Task directions
Repeat everything from the first line of the listing below through the line that contains "(caption) at (402,540)", exactly. Leave out pictures.
--- begin Stored data ---
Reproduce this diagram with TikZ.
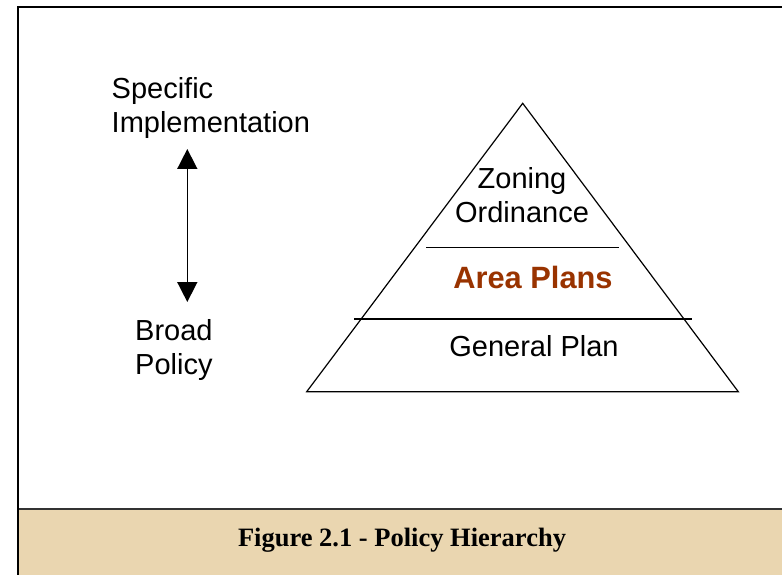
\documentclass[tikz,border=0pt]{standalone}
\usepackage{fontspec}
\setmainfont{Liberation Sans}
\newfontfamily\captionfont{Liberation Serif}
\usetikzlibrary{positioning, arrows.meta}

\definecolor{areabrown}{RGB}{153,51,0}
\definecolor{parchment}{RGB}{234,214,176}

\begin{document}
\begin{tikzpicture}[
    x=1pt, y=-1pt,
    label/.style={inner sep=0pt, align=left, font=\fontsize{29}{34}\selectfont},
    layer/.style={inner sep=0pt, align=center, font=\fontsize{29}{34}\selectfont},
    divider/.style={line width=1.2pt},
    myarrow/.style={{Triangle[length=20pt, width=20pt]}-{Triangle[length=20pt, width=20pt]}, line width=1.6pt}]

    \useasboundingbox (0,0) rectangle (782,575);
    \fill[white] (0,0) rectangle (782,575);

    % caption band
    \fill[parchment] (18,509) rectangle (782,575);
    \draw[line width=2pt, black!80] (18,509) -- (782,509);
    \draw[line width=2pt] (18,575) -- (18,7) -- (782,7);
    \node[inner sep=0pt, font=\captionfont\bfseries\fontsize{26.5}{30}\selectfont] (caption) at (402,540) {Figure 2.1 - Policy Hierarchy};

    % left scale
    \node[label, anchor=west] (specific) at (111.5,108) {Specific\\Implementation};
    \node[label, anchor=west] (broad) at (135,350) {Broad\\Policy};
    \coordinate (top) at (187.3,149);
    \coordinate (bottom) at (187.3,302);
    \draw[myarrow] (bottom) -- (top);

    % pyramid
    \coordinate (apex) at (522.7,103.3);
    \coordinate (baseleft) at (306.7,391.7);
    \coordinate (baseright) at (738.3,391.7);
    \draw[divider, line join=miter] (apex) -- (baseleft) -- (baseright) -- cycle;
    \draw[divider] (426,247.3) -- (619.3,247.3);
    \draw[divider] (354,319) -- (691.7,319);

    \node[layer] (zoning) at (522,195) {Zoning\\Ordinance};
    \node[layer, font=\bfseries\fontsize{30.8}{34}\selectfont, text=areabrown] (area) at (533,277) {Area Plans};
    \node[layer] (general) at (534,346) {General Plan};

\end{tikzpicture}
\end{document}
--- end Stored data ---
Answer in full
Reproduce this diagram with TikZ.
\documentclass[tikz,border=0pt]{standalone}
\usepackage{fontspec}
\setmainfont{Liberation Sans}
\newfontfamily\captionfont{Liberation Serif}
\usetikzlibrary{positioning, arrows.meta}

\definecolor{areabrown}{RGB}{153,51,0}
\definecolor{parchment}{RGB}{234,214,176}

\begin{document}
\begin{tikzpicture}[
    x=1pt, y=-1pt,
    label/.style={inner sep=0pt, align=left, font=\fontsize{29}{34}\selectfont},
    layer/.style={inner sep=0pt, align=center, font=\fontsize{29}{34}\selectfont},
    divider/.style={line width=1.2pt},
    myarrow/.style={{Triangle[length=20pt, width=20pt]}-{Triangle[length=20pt, width=20pt]}, line width=1.6pt}]

    \useasboundingbox (0,0) rectangle (782,575);
    \fill[white] (0,0) rectangle (782,575);

    % caption band
    \fill[parchment] (18,509) rectangle (782,575);
    \draw[line width=2pt, black!80] (18,509) -- (782,509);
    \draw[line width=2pt] (18,575) -- (18,7) -- (782,7);
    \node[inner sep=0pt, font=\captionfont\bfseries\fontsize{26.5}{30}\selectfont] (caption) at (402,540) {Figure 2.1 - Policy Hierarchy};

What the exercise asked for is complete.